Major averages in the US slipped on disappointing earnings data early and are lower Thursday afternoon ahead of earnings from Intel (INTC) and JP Morgan (JPM). The table was set for morning losses on Wall Street after the Labor Department reported that filings for weekly jobless benefits increased by 25,000 in the latest period, which was 20,000 more than expected. A separate report showed the Producer Price Index [PPI] up 1.1 percent in December, which was .3 percent hotter than expected. Stocks slipped on the data, but trading had turned mixed midday. Then, another wave of selling surfaced about 90 minutes before the closing bell, as investors now brace for earnings news. Tech bellwether Intel releases results after market.

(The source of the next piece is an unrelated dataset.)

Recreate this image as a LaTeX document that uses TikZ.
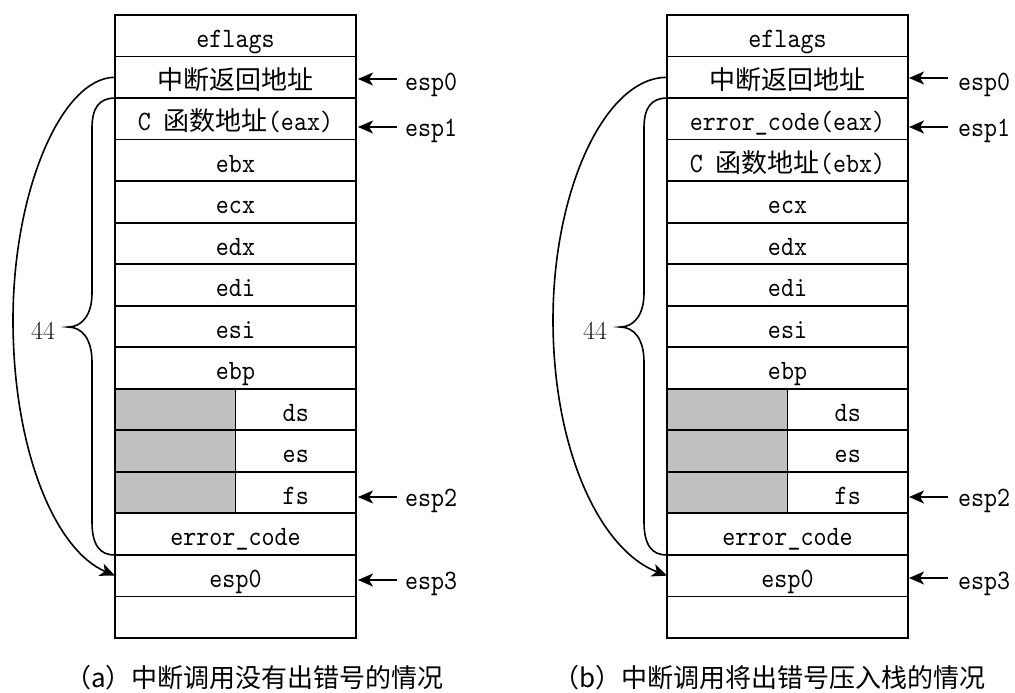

JP Morgan could drive the action in the financials Friday ahead of the three-day weekend.

Spanish and Italian bond auctions went well, with decent demand, and helped peripheral spreads decline for a second consecutive day. Greece and Belgium’s 10-year yield were both down 10 bp while Ireland's yields dropped 3 bp. Elsewhere in Europe, bunds and gilts advanced, with the 10-year yields down 1 bp and 3 bp, respectively, rebounding from yesterday’s dip as equities stalled. Meanwhile, Japan sold ¥548 bln of 30-year bonds at an average yield of 2.156%, while US 2-year yield is flat and the 10-year down 1 bp. Elsewhere, the Bank of Korea unexpectedly raised its benchmark rate 25bp to 2.75% from 2.50%. The euro rally 2 big figures against the dollar and the Yen, as investors cheered the positive demand for peripheral debt.